■ SUPPLIED INFORMATION ■
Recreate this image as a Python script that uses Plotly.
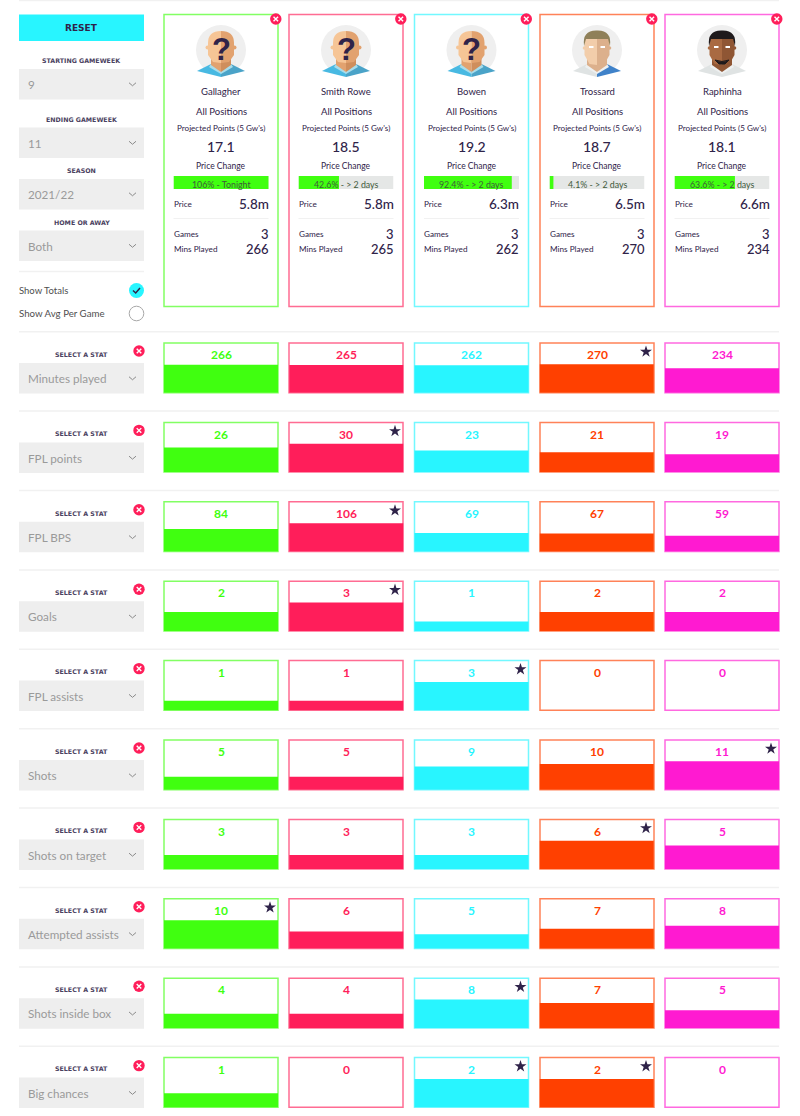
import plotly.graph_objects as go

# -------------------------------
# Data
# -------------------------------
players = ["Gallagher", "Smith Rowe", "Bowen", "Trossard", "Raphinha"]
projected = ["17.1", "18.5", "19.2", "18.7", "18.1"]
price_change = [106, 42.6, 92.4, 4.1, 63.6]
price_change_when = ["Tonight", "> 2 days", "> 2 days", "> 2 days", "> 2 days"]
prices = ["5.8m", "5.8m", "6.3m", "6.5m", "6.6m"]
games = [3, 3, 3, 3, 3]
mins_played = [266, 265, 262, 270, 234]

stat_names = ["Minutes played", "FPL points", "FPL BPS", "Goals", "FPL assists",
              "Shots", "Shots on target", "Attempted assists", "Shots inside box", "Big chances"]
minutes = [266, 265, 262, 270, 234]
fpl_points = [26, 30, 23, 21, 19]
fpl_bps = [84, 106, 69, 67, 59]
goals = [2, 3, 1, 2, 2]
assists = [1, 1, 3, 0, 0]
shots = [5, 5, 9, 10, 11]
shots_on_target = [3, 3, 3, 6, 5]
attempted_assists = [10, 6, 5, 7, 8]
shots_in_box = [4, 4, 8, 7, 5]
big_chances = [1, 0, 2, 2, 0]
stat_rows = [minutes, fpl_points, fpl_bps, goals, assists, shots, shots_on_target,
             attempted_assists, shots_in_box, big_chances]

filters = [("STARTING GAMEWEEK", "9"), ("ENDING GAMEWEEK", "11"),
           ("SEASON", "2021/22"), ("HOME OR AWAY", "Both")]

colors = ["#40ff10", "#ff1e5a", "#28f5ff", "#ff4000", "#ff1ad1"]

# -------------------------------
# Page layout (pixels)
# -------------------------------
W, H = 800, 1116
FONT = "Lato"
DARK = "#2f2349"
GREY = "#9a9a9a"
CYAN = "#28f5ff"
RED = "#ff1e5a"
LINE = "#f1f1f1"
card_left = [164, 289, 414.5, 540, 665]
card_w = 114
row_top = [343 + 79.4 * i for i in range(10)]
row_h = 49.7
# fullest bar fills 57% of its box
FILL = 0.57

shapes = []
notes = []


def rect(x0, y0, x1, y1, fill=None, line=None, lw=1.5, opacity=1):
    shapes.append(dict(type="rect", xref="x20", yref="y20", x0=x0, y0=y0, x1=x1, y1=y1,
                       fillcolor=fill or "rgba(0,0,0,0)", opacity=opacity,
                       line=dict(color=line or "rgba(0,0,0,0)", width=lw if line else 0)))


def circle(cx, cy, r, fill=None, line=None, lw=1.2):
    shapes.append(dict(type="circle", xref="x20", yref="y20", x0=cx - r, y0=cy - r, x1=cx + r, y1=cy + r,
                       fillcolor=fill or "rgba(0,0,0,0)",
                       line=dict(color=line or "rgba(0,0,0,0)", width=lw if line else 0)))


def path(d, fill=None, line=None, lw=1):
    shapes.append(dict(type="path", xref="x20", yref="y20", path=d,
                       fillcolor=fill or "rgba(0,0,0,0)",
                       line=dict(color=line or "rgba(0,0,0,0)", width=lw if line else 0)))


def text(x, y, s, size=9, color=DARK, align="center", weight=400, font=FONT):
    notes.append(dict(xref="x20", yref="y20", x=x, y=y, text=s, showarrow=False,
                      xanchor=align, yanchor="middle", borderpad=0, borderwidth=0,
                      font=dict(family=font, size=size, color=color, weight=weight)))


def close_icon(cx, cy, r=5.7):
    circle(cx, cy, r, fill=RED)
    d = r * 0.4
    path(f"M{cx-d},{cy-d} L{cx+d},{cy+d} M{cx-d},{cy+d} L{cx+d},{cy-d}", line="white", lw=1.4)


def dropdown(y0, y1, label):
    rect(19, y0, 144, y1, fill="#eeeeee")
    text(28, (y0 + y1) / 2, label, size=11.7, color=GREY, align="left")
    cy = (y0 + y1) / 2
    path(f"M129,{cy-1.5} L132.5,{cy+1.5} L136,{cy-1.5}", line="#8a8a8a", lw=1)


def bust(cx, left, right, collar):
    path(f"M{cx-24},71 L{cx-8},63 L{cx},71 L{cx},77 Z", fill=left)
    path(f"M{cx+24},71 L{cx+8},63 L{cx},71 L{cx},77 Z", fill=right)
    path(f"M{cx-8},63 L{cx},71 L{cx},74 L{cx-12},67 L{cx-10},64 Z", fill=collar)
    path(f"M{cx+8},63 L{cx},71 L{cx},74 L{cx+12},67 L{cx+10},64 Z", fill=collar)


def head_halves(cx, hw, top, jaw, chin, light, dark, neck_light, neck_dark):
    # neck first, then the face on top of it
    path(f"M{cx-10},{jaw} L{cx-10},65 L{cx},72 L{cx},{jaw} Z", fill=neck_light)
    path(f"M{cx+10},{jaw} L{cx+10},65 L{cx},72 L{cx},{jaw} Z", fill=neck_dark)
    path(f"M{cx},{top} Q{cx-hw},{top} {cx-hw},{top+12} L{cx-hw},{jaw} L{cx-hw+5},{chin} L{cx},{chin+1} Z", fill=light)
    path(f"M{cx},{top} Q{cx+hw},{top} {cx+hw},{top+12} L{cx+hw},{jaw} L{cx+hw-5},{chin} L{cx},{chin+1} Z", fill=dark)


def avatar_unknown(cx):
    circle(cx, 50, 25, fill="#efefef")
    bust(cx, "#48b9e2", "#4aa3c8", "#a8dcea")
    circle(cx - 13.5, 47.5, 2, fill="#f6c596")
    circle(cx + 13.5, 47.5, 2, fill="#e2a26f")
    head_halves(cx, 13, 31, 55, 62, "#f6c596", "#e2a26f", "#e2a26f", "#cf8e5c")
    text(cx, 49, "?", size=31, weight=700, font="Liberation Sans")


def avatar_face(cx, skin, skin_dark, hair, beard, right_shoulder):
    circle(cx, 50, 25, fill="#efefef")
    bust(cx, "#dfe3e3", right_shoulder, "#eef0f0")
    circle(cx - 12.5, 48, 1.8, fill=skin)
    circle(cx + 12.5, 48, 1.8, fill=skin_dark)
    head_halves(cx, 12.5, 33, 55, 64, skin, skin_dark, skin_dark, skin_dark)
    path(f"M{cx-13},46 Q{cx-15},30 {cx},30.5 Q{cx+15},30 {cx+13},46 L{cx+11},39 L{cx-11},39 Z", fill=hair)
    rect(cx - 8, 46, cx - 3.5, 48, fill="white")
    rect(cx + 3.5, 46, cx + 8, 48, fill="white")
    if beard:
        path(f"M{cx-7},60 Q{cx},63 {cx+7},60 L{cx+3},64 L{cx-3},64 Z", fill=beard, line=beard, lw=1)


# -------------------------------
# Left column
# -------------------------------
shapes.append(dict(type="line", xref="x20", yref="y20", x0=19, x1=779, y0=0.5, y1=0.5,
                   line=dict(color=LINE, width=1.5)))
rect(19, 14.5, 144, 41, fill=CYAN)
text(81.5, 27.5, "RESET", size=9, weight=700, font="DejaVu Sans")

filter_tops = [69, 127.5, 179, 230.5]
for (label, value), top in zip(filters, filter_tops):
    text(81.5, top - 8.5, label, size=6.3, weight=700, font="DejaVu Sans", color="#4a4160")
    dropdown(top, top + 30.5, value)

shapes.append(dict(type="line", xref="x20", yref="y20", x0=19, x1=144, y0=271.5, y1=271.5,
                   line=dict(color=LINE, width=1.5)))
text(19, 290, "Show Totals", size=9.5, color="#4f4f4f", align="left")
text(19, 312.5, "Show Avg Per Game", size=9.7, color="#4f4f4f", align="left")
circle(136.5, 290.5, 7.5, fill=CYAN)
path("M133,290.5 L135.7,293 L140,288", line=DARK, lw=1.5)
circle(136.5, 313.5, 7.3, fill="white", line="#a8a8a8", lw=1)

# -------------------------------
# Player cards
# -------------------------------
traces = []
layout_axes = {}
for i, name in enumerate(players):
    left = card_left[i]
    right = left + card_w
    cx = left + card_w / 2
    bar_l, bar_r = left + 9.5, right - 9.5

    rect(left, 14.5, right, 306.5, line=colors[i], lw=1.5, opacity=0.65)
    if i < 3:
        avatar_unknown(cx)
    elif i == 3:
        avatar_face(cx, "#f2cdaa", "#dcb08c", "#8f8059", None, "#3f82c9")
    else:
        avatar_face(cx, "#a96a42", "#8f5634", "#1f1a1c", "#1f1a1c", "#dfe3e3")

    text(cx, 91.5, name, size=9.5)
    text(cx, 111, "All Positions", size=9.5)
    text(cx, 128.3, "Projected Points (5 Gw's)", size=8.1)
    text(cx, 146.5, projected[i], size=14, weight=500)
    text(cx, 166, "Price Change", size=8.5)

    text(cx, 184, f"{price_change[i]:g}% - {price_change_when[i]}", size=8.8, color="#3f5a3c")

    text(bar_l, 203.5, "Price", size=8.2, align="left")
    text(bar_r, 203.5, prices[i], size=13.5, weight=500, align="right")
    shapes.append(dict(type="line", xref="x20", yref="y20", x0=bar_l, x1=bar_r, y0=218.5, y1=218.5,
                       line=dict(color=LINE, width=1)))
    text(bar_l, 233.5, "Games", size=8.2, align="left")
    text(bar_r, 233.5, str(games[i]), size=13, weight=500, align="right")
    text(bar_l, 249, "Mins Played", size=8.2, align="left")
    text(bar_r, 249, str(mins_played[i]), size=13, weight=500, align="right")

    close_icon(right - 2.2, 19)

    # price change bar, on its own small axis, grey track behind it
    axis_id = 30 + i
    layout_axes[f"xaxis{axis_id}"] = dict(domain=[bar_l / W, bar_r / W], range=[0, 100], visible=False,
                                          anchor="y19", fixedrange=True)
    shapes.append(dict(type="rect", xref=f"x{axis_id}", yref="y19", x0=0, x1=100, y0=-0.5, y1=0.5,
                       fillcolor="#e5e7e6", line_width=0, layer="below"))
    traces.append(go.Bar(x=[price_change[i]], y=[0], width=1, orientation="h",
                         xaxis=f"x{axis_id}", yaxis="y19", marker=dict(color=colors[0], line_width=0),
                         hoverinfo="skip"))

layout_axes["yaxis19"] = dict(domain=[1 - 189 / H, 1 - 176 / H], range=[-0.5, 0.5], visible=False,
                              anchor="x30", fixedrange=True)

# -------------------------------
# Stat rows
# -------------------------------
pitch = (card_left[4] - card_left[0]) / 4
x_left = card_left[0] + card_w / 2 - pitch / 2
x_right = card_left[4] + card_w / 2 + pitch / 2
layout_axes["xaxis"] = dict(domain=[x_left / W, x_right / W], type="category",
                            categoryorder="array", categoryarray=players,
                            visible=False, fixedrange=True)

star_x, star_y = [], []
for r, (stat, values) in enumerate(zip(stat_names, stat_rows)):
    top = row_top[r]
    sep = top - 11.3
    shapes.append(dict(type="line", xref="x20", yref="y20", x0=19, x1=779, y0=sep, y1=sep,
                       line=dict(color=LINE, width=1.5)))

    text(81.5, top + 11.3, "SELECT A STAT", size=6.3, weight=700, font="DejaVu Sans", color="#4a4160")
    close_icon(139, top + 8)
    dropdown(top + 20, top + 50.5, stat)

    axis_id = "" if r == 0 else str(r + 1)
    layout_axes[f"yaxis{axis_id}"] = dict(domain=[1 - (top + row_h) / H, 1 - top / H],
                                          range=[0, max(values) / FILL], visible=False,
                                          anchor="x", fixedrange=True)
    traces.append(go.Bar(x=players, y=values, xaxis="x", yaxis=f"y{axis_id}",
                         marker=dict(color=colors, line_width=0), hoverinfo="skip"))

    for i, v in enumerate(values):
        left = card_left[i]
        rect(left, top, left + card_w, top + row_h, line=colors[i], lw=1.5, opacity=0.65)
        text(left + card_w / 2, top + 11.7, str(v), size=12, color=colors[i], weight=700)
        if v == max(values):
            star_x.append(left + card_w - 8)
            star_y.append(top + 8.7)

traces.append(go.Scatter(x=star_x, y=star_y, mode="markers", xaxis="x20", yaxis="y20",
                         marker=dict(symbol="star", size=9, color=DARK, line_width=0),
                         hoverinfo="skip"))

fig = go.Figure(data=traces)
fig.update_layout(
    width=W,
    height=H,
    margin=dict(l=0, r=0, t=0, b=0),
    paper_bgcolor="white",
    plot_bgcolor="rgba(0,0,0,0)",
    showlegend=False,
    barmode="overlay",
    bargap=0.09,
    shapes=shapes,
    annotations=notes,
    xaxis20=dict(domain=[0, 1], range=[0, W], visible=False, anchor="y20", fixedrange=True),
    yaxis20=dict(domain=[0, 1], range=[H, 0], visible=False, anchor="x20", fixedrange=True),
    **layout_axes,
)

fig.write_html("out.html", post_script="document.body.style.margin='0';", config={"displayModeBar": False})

■ WHAT IS EXPECTED ■
Your task is to restate word for word the lines from the top of the data to the line containing "import plotly.graph_objects as go", both ends included, with every picture left out.

■ RESPONSE TO THE TASK ■
Recreate this image as a Python script that uses Plotly.
import plotly.graph_objects as go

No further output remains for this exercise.